▶ **WRITTEN REQUEST**: Repeat every line of the data exactly, but not the pictures.

▶ **RECORDED INFORMATION**:
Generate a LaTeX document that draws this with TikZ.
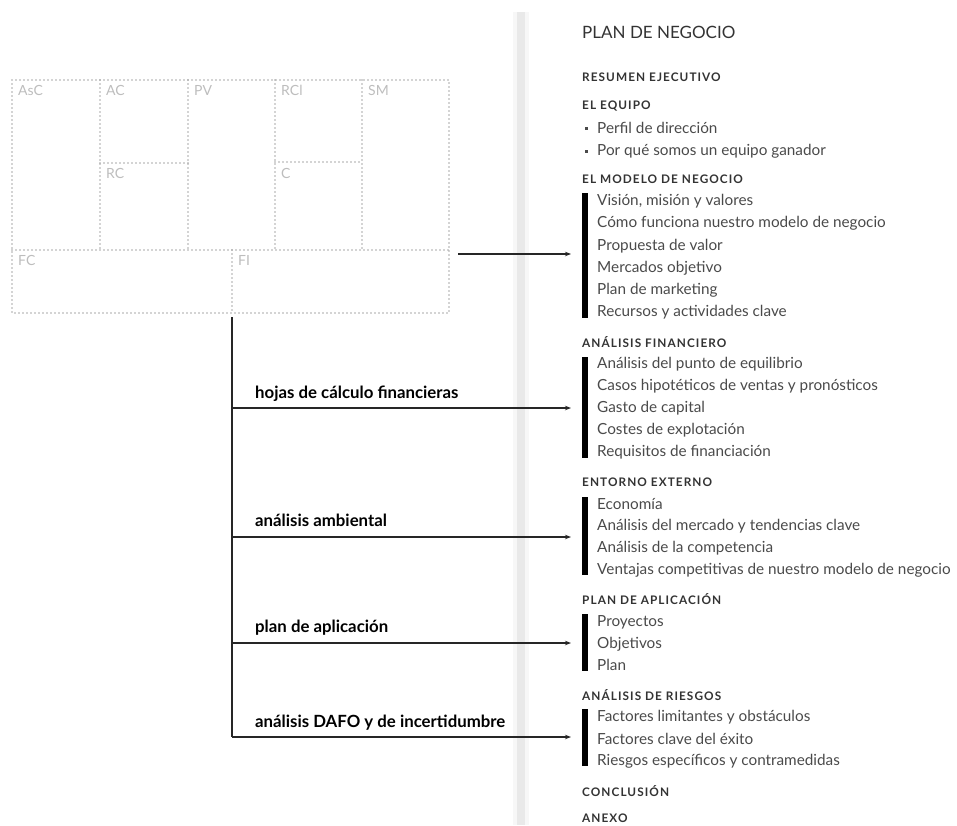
\documentclass[tikz,border=0pt]{standalone}
\usepackage{fontspec}
\setmainfont{Lato}
\setsansfont{Lato}
\newfontfamily\headfont[LetterSpace=9]{Lato}
\usetikzlibrary{arrows.meta}

\definecolor{itemgray}{HTML}{4A4A4A}
\definecolor{headgray}{HTML}{333333}
\definecolor{cellgray}{HTML}{A8A8A8}
\definecolor{celltext}{HTML}{BDBDBD}

\begin{document}
\begin{tikzpicture}[x=1pt,y=-1pt,
  cell/.style={draw=cellgray, line width=1.6pt, dash pattern=on 0pt off 4pt, line cap=round},
  cellname/.style={anchor=north west, inner sep=0pt, text=celltext, font=\fontsize{14}{14}\selectfont},
  link/.style={draw=black!85, line width=1.3pt, -{Stealth[length=6pt,width=4.5pt]}},
  trunk/.style={draw=black!85, line width=1.3pt},
  tool/.style={anchor=base west, inner sep=0pt, font=\bfseries\fontsize{16.8}{17}\selectfont},
  title/.style={anchor=west, inner sep=0pt, text=headgray, font=\fontsize{17}{17}\selectfont},
  section/.style={anchor=west, inner sep=0pt, text=headgray, font=\headfont\bfseries\fontsize{11.8}{12}\selectfont},
  entry/.style={anchor=west, inner sep=0pt, text=itemgray, font=\fontsize{15.3}{15}\selectfont},
  bar/.style={fill=black, draw=none},
  dot/.style={fill=itemgray, draw=none}
]
\useasboundingbox (0,0) rectangle (957,825);

% page spine
\fill[gray!6] (513,12) rectangle (529,825);
\fill[gray!17] (517,12) rectangle (525,825);

% business model canvas
\draw[cell] (12,80) rectangle (449,313);
\draw[cell] (12,250) -- (449,250);
\draw[cell] (100,80) -- (100,250);
\draw[cell] (188,80) -- (188,250);
\draw[cell] (275,80) -- (275,250);
\draw[cell] (362,80) -- (362,250);
\draw[cell] (100,163) -- (188,163);
\draw[cell] (275,162) -- (362,162);
\draw[cell] (232,250) -- (232,313);

\node[cellname] (asc) at (18,85) {AsC};
\node[cellname] (ac)  at (106,85) {AC};
\node[cellname] (pv)  at (194,85) {PV};
\node[cellname] (rcl) at (281,85) {RCl};
\node[cellname] (sm)  at (368,85) {SM};
\node[cellname] (rc)  at (106,168) {RC};
\node[cellname] (c)   at (281,168) {C};
\node[cellname] (fc)  at (18,255) {FC};
\node[cellname] (fi)  at (238,255) {FI};

% connectors
\coordinate (canvasout) at (458,254);
\coordinate (modelin) at (571,254);
\coordinate (trunktop) at (232,317);
\coordinate (b1) at (232,408);
\coordinate (b2) at (232,537);
\coordinate (b3) at (232,643);
\coordinate (b4) at (232,737);
\coordinate (e1) at (571,408);
\coordinate (e2) at (571,537);
\coordinate (e3) at (571,643);
\coordinate (e4) at (571,737);

\draw[link] (canvasout) -- (modelin);
\draw[trunk] (trunktop) -- (b4);
\draw[link] (b1) -- (e1);
\draw[link] (b2) -- (e2);
\draw[link] (b3) -- (e3);
\draw[link] (b4) -- (e4);

\node[tool] (t1) at (255,398) {hojas de cálculo financieras};
\node[tool] (t2) at (255,526) {análisis ambiental};
\node[tool] (t3) at (255,632) {plan de aplicación};
\node[tool] (t4) at (255,727) {análisis DAFO y de incertidumbre};

% business plan outline
\node[title] (plan) at (582,32) {PLAN DE NEGOCIO};

\node[section] (s0) at (582,77) {RESUMEN EJECUTIVO};

\node[section] (s1) at (582,106) {EL EQUIPO};
\fill[dot] (584.5,126.5) rectangle (587.5,129.5);
\fill[dot] (584.5,149.5) rectangle (587.5,152.5);
\node[entry] (i11) at (597,128) {Perfil de dirección};
\node[entry] (i12) at (597,151) {Por qué somos un equipo ganador};

\node[section] (s2) at (582,179) {EL MODELO DE NEGOCIO};
\fill[bar] (582,193) rectangle (588,318);
\node[entry] (i21) at (597,201) {Visión, misión y valores};
\node[entry] (i22) at (597,223) {Cómo funciona nuestro modelo de negocio};
\node[entry] (i23) at (597,246) {Propuesta de valor};
\node[entry] (i24) at (597,268) {Mercados objetivo};
\node[entry] (i25) at (597,290) {Plan de marketing};
\node[entry] (i26) at (597,312) {Recursos y actividades clave};

\node[section] (s3) at (582,342) {ANÁLISIS FINANCIERO};
\fill[bar] (582,357) rectangle (588,458);
\node[entry] (i31) at (597,364) {Análisis del punto de equilibrio};
\node[entry] (i32) at (597,386) {Casos hipotéticos de ventas y pronósticos};
\node[entry] (i33) at (597,408) {Gasto de capital};
\node[entry] (i34) at (597,430) {Costes de explotación};
\node[entry] (i35) at (597,452) {Requisitos de financiación};

\node[section] (s4) at (582,482) {ENTORNO EXTERNO};
\fill[bar] (582,497) rectangle (588,575);
\node[entry] (i41) at (597,504) {Economía};
\node[entry] (i42) at (597,526) {Análisis del mercado y tendencias clave};
\node[entry] (i43) at (597,548) {Análisis de la competencia};
\node[entry] (i44) at (597,570) {Ventajas competitivas de nuestro modelo de negocio};

\node[section] (s5) at (582,599) {PLAN DE APLICACIÓN};
\fill[bar] (582,614) rectangle (588,671);
\node[entry] (i51) at (597,622) {Proyectos};
\node[entry] (i52) at (597,644) {Objetivos};
\node[entry] (i53) at (597,665) {Plan};

\node[section] (s6) at (582,695) {ANÁLISIS DE RIESGOS};
\fill[bar] (582,709) rectangle (588,766);
\node[entry] (i61) at (597,717) {Factores limitantes y obstáculos};
\node[entry] (i62) at (597,739) {Factores clave del éxito};
\node[entry] (i63) at (597,761) {Riesgos específicos y contramedidas};

\node[section] (s7) at (582,791) {CONCLUSIÓN};
\node[section] (s8) at (582,818) {ANEXO};
\end{tikzpicture}
\end{document}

▶ **SOLVED EXERCISE**:
Generate a LaTeX document that draws this with TikZ.
\documentclass[tikz,border=0pt]{standalone}
\usepackage{fontspec}
\setmainfont{Lato}
\setsansfont{Lato}
\newfontfamily\headfont[LetterSpace=9]{Lato}
\usetikzlibrary{arrows.meta}

\definecolor{itemgray}{HTML}{4A4A4A}
\definecolor{headgray}{HTML}{333333}
\definecolor{cellgray}{HTML}{A8A8A8}
\definecolor{celltext}{HTML}{BDBDBD}

\begin{document}
\begin{tikzpicture}[x=1pt,y=-1pt,
  cell/.style={draw=cellgray, line width=1.6pt, dash pattern=on 0pt off 4pt, line cap=round},
  cellname/.style={anchor=north west, inner sep=0pt, text=celltext, font=\fontsize{14}{14}\selectfont},
  link/.style={draw=black!85, line width=1.3pt, -{Stealth[length=6pt,width=4.5pt]}},
  trunk/.style={draw=black!85, line width=1.3pt},
  tool/.style={anchor=base west, inner sep=0pt, font=\bfseries\fontsize{16.8}{17}\selectfont},
  title/.style={anchor=west, inner sep=0pt, text=headgray, font=\fontsize{17}{17}\selectfont},
  section/.style={anchor=west, inner sep=0pt, text=headgray, font=\headfont\bfseries\fontsize{11.8}{12}\selectfont},
  entry/.style={anchor=west, inner sep=0pt, text=itemgray, font=\fontsize{15.3}{15}\selectfont},
  bar/.style={fill=black, draw=none},
  dot/.style={fill=itemgray, draw=none}
]
\useasboundingbox (0,0) rectangle (957,825);

% page spine
\fill[gray!6] (513,12) rectangle (529,825);
\fill[gray!17] (517,12) rectangle (525,825);

% business model canvas
\draw[cell] (12,80) rectangle (449,313);
\draw[cell] (12,250) -- (449,250);
\draw[cell] (100,80) -- (100,250);
\draw[cell] (188,80) -- (188,250);
\draw[cell] (275,80) -- (275,250);
\draw[cell] (362,80) -- (362,250);
\draw[cell] (100,163) -- (188,163);
\draw[cell] (275,162) -- (362,162);
\draw[cell] (232,250) -- (232,313);

\node[cellname] (asc) at (18,85) {AsC};
\node[cellname] (ac)  at (106,85) {AC};
\node[cellname] (pv)  at (194,85) {PV};
\node[cellname] (rcl) at (281,85) {RCl};
\node[cellname] (sm)  at (368,85) {SM};
\node[cellname] (rc)  at (106,168) {RC};
\node[cellname] (c)   at (281,168) {C};
\node[cellname] (fc)  at (18,255) {FC};
\node[cellname] (fi)  at (238,255) {FI};

% connectors
\coordinate (canvasout) at (458,254);
\coordinate (modelin) at (571,254);
\coordinate (trunktop) at (232,317);
\coordinate (b1) at (232,408);
\coordinate (b2) at (232,537);
\coordinate (b3) at (232,643);
\coordinate (b4) at (232,737);
\coordinate (e1) at (571,408);
\coordinate (e2) at (571,537);
\coordinate (e3) at (571,643);
\coordinate (e4) at (571,737);

\draw[link] (canvasout) -- (modelin);
\draw[trunk] (trunktop) -- (b4);
\draw[link] (b1) -- (e1);
\draw[link] (b2) -- (e2);
\draw[link] (b3) -- (e3);
\draw[link] (b4) -- (e4);

\node[tool] (t1) at (255,398) {hojas de cálculo financieras};
\node[tool] (t2) at (255,526) {análisis ambiental};
\node[tool] (t3) at (255,632) {plan de aplicación};
\node[tool] (t4) at (255,727) {análisis DAFO y de incertidumbre};

% business plan outline
\node[title] (plan) at (582,32) {PLAN DE NEGOCIO};

\node[section] (s0) at (582,77) {RESUMEN EJECUTIVO};

\node[section] (s1) at (582,106) {EL EQUIPO};
\fill[dot] (584.5,126.5) rectangle (587.5,129.5);
\fill[dot] (584.5,149.5) rectangle (587.5,152.5);
\node[entry] (i11) at (597,128) {Perfil de dirección};
\node[entry] (i12) at (597,151) {Por qué somos un equipo ganador};

\node[section] (s2) at (582,179) {EL MODELO DE NEGOCIO};
\fill[bar] (582,193) rectangle (588,318);
\node[entry] (i21) at (597,201) {Visión, misión y valores};
\node[entry] (i22) at (597,223) {Cómo funciona nuestro modelo de negocio};
\node[entry] (i23) at (597,246) {Propuesta de valor};
\node[entry] (i24) at (597,268) {Mercados objetivo};
\node[entry] (i25) at (597,290) {Plan de marketing};
\node[entry] (i26) at (597,312) {Recursos y actividades clave};

\node[section] (s3) at (582,342) {ANÁLISIS FINANCIERO};
\fill[bar] (582,357) rectangle (588,458);
\node[entry] (i31) at (597,364) {Análisis del punto de equilibrio};
\node[entry] (i32) at (597,386) {Casos hipotéticos de ventas y pronósticos};
\node[entry] (i33) at (597,408) {Gasto de capital};
\node[entry] (i34) at (597,430) {Costes de explotación};
\node[entry] (i35) at (597,452) {Requisitos de financiación};

\node[section] (s4) at (582,482) {ENTORNO EXTERNO};
\fill[bar] (582,497) rectangle (588,575);
\node[entry] (i41) at (597,504) {Economía};
\node[entry] (i42) at (597,526) {Análisis del mercado y tendencias clave};
\node[entry] (i43) at (597,548) {Análisis de la competencia};
\node[entry] (i44) at (597,570) {Ventajas competitivas de nuestro modelo de negocio};

\node[section] (s5) at (582,599) {PLAN DE APLICACIÓN};
\fill[bar] (582,614) rectangle (588,671);
\node[entry] (i51) at (597,622) {Proyectos};
\node[entry] (i52) at (597,644) {Objetivos};
\node[entry] (i53) at (597,665) {Plan};

\node[section] (s6) at (582,695) {ANÁLISIS DE RIESGOS};
\fill[bar] (582,709) rectangle (588,766);
\node[entry] (i61) at (597,717) {Factores limitantes y obstáculos};
\node[entry] (i62) at (597,739) {Factores clave del éxito};
\node[entry] (i63) at (597,761) {Riesgos específicos y contramedidas};

\node[section] (s7) at (582,791) {CONCLUSIÓN};
\node[section] (s8) at (582,818) {ANEXO};
\end{tikzpicture}
\end{document}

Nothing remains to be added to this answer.